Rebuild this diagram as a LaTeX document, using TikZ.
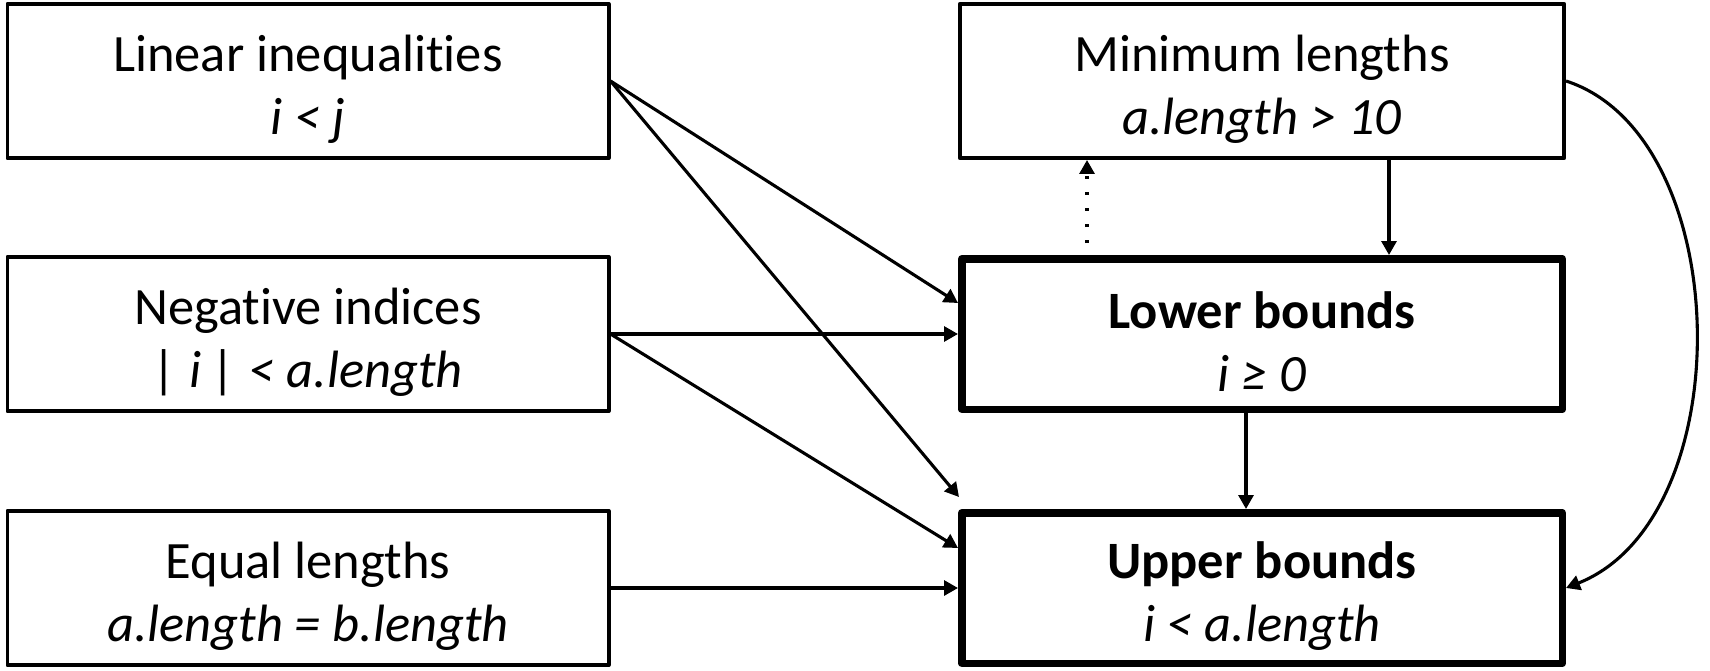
\documentclass[tikz,border=0pt]{standalone}
\usepackage{fontspec}
\setmainfont{Carlito}[Ligatures={NoCommon,NoRare}]
\usetikzlibrary{arrows.meta,calc}
\begin{document}
\begin{tikzpicture}[x=1pt,y=-1pt,
  box/.style={draw, line width=3.7pt, line join=round, minimum width=601.3pt, minimum height=154.3pt,
    inner sep=0pt},
  boxthick/.style={box, line width=7.5pt, minimum width=600.5pt, minimum height=150.5pt},
  txt/.style={align=center, inner sep=0pt, yshift=-8pt, font=\fontsize{52.5}{63}\selectfont},
  arr/.style={line width=3.1pt, -{Triangle[length=14pt,width=15pt]}},
]
\useasboundingbox (0,0) rectangle (1710,671);

\node[box, label={[txt]center:{Linear inequalities\\\textit{i < j}}}] (lin) at (308,81) {};
\node[box, label={[txt]center:{Negative indices\\\textit{| i | < a.length}}}] (neg) at (308,334) {};
\node[box, label={[txt]center:{Equal lengths\\\textit{a.length = b.length}}}] (eq) at (308,588) {};
\node[box, minimum width=604.3pt, label={[txt]center:{Minimum lengths\\\textit{a.length > 10}}}] (min) at (1262,81) {};
\node[boxthick, label={[txt]center:{\textbf{Lower bounds}\\\textit{i ≥ 0}}}] (low) at (1262,334) {};
\node[boxthick, label={[txt]center:{\textbf{Upper bounds}\\\textit{i < a.length}}}] (up) at (1262,588) {};

\coordinate (ua) at ($(up.north west)+(1,-12)$);
\coordinate (mx) at (1389,0);
\coordinate (dx) at (1087,0);
\coordinate (lx) at (1246,0);

\draw[arr] (lin.east) -- ($(low.west)+(0,-31)$);
\draw[arr] (lin.east) -- (ua);
\draw[arr] (neg.east) -- (low.west);
\draw[arr] (neg.east) -- ($(up.west)+(0,-40)$);
\draw[arr] (eq.east) -- (up.west);
\draw[arr] (min.south -| mx) -- (low.north -| mx);
\draw[arr, dash pattern=on 3pt off 13pt] ($(low.north -| dx)+(0,-12)$) -- (min.south -| dx);
\draw[arr] (low.south -| lx) -- (up.north -| lx);
\draw[arr] (min.east) .. controls +(170,55) and +(176,-70) .. (up.east);
\end{tikzpicture}
\end{document}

INSTRUCTION
Begin at the first line of the data above and repeat each line exactly, stopping after the line containing "(0,0) rectangle (1710,671);". Omit the pictures.

SOLUTION BELOW
Rebuild this diagram as a LaTeX document, using TikZ.
\documentclass[tikz,border=0pt]{standalone}
\usepackage{fontspec}
\setmainfont{Carlito}[Ligatures={NoCommon,NoRare}]
\usetikzlibrary{arrows.meta,calc}
\begin{document}
\begin{tikzpicture}[x=1pt,y=-1pt,
  box/.style={draw, line width=3.7pt, line join=round, minimum width=601.3pt, minimum height=154.3pt,
    inner sep=0pt},
  boxthick/.style={box, line width=7.5pt, minimum width=600.5pt, minimum height=150.5pt},
  txt/.style={align=center, inner sep=0pt, yshift=-8pt, font=\fontsize{52.5}{63}\selectfont},
  arr/.style={line width=3.1pt, -{Triangle[length=14pt,width=15pt]}},
]
\useasboundingbox (0,0) rectangle (1710,671);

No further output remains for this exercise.